• [WRITTEN REQUEST]
Do not repeat pictures. Repeat exactly the lines of the listing below from its first line through the line with "import numpy as np".

(Saved data entries)
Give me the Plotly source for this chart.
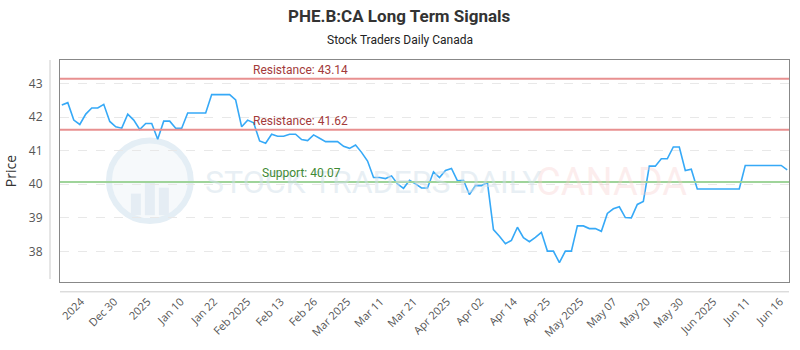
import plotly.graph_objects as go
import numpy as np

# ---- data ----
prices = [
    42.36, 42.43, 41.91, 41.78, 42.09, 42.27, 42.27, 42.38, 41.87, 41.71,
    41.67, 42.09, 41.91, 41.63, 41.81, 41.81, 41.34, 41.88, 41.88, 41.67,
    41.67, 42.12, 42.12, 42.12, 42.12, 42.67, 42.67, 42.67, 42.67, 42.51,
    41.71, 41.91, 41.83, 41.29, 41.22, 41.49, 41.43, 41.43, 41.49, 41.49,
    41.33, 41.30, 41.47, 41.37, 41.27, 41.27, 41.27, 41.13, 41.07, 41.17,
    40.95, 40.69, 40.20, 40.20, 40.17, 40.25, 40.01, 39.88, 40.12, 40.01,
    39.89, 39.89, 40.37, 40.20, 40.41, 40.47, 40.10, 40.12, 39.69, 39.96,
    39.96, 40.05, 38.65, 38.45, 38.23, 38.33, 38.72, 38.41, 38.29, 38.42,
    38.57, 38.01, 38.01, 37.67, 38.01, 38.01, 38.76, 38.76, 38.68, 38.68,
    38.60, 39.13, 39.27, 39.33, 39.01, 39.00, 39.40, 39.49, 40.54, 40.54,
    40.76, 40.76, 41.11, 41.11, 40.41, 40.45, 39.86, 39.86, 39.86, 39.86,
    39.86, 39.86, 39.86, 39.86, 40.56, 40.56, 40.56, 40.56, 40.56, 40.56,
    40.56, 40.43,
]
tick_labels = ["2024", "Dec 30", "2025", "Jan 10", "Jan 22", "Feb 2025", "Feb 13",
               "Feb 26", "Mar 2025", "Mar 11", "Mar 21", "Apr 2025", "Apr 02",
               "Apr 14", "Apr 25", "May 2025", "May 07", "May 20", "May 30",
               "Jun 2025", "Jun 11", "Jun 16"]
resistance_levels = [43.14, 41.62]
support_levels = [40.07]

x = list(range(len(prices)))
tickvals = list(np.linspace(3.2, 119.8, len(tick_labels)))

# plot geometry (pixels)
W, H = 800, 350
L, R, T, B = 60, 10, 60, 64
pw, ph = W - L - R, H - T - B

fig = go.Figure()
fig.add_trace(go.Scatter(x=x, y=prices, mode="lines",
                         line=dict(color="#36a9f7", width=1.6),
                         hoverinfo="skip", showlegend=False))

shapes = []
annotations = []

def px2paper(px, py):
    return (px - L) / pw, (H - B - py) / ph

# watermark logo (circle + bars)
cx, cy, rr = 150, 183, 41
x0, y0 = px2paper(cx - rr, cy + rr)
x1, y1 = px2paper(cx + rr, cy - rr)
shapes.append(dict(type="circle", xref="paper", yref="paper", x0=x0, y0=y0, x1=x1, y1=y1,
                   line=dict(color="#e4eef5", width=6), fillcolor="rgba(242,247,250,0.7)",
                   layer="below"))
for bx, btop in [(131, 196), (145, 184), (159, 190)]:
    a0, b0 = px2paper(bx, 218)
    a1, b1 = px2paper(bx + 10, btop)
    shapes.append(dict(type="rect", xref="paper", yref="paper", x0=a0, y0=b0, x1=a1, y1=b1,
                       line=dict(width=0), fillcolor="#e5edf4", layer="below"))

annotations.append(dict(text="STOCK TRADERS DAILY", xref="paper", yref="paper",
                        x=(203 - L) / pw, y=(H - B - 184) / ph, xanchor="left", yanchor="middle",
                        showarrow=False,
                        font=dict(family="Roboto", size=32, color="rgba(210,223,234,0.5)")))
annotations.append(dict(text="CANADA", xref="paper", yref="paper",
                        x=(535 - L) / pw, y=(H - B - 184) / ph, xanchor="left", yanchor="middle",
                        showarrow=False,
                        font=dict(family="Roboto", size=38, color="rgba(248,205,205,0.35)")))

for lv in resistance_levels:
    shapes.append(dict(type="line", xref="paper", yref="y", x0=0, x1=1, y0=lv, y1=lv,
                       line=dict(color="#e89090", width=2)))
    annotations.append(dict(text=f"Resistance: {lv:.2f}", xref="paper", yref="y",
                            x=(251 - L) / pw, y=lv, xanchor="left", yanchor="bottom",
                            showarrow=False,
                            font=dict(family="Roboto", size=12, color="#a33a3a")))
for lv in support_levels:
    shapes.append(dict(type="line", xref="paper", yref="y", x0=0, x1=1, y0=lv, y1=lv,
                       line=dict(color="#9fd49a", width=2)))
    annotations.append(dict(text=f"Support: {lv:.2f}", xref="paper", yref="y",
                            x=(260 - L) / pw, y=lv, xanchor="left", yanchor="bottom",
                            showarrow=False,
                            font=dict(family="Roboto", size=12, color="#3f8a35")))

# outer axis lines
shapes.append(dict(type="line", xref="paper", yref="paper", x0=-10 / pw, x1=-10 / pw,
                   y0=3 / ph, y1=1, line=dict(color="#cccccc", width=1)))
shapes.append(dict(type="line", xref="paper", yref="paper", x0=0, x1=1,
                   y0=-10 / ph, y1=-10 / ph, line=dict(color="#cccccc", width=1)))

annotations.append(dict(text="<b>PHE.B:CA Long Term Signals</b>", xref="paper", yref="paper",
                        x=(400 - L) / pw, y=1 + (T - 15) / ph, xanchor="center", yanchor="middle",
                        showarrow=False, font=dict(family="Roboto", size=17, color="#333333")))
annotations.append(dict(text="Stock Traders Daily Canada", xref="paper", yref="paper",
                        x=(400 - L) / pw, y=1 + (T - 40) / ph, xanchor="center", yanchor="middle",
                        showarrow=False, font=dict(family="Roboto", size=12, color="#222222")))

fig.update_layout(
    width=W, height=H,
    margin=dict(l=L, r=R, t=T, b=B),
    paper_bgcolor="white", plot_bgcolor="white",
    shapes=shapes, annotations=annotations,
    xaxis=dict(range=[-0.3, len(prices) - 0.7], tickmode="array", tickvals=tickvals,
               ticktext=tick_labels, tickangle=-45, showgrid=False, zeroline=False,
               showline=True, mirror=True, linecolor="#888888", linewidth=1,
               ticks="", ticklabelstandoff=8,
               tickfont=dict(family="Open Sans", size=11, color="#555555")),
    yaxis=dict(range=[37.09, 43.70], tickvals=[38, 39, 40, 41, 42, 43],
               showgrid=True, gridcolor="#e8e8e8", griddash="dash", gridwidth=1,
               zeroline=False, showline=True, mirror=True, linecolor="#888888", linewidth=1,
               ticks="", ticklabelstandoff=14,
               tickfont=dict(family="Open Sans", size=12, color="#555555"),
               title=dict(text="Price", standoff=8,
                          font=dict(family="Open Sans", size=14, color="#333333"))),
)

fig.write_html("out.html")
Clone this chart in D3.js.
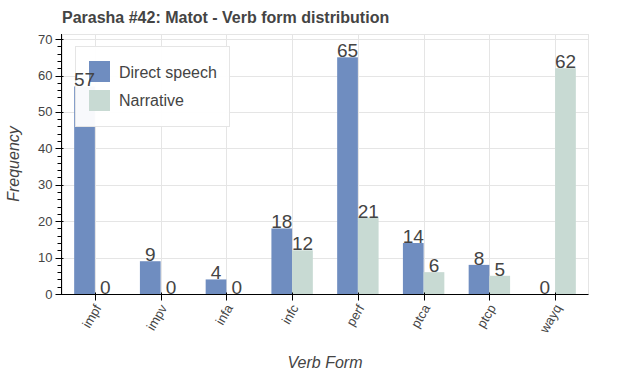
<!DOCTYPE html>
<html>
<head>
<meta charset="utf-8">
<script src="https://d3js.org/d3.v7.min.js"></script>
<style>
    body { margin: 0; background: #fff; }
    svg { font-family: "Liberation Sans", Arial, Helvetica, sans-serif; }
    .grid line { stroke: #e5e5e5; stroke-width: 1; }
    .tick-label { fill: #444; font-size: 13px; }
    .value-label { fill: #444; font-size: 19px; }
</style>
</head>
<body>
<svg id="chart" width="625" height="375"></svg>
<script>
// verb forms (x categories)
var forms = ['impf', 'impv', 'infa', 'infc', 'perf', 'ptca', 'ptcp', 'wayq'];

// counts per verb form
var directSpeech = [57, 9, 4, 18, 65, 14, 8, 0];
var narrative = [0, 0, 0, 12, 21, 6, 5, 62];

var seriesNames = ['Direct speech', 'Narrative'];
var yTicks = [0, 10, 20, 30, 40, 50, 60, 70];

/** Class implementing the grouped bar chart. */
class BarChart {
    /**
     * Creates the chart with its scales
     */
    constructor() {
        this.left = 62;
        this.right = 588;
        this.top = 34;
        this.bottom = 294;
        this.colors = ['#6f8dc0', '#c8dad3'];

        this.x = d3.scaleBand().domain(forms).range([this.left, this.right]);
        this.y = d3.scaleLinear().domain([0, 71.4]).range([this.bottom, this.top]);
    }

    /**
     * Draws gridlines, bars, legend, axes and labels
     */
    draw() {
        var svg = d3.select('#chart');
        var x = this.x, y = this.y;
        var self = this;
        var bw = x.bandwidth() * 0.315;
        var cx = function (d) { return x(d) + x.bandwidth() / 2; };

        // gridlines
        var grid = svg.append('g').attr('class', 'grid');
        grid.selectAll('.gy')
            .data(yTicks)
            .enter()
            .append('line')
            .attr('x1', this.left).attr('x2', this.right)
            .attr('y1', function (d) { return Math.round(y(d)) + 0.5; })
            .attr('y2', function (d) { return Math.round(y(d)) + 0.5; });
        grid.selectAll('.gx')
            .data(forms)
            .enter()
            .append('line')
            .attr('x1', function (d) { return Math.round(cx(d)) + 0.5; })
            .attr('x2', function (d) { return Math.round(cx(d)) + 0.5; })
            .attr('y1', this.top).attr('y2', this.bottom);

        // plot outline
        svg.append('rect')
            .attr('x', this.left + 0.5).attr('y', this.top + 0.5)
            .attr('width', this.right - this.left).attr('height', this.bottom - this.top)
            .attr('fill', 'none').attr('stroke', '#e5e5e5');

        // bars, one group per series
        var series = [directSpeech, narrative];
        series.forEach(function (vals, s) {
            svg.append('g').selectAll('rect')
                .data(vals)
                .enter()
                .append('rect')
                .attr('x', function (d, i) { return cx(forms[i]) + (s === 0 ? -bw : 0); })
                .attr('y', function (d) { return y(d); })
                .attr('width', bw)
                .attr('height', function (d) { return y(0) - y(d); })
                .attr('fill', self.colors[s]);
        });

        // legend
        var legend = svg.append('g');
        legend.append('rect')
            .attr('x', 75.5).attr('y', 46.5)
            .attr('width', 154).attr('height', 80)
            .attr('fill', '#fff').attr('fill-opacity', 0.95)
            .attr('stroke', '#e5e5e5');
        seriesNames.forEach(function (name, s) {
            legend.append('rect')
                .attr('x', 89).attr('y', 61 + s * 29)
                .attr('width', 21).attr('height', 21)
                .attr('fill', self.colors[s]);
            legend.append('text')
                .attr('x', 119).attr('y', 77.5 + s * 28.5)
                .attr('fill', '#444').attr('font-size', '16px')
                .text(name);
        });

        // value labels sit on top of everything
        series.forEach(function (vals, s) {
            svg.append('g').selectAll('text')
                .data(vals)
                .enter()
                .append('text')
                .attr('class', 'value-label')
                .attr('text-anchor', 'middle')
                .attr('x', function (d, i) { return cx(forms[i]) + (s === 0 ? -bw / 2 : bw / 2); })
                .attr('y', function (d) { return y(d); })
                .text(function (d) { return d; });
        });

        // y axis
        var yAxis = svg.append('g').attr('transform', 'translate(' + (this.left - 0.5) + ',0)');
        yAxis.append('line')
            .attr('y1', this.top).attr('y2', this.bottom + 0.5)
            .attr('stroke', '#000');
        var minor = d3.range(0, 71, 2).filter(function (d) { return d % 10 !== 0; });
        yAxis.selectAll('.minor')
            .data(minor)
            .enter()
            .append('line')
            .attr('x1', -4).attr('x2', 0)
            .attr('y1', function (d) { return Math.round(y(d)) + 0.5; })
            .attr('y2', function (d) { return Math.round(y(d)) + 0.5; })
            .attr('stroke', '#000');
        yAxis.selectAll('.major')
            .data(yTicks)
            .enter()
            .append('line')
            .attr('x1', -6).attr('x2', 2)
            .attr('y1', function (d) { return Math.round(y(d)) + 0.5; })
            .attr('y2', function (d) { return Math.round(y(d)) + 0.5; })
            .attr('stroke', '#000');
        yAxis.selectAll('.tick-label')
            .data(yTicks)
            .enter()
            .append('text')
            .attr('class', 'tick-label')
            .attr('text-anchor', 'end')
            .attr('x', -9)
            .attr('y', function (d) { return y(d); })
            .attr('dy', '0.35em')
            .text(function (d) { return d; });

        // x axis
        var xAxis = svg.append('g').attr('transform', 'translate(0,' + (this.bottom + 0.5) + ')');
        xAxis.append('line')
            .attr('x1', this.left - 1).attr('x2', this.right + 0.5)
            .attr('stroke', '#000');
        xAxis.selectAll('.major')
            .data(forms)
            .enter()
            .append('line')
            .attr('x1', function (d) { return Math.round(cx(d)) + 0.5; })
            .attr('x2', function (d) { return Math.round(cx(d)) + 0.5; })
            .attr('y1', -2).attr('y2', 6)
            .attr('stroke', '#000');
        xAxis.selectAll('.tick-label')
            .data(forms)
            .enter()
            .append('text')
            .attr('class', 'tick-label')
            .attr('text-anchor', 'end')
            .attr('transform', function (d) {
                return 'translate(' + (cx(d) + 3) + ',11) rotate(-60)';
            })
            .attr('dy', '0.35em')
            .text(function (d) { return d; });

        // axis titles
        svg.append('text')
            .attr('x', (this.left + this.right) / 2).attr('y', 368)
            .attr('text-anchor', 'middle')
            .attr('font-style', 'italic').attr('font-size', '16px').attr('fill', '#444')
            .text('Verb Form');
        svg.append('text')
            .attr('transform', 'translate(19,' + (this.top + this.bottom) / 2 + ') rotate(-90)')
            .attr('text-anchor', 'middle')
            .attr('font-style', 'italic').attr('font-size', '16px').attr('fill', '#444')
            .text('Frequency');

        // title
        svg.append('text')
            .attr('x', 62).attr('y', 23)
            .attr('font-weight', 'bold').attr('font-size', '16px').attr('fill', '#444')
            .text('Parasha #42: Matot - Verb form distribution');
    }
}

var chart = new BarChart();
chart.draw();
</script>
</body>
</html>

• [EXPECTED ANSWER]
Give me the Plotly source for this chart.
import plotly.graph_objects as go
import numpy as np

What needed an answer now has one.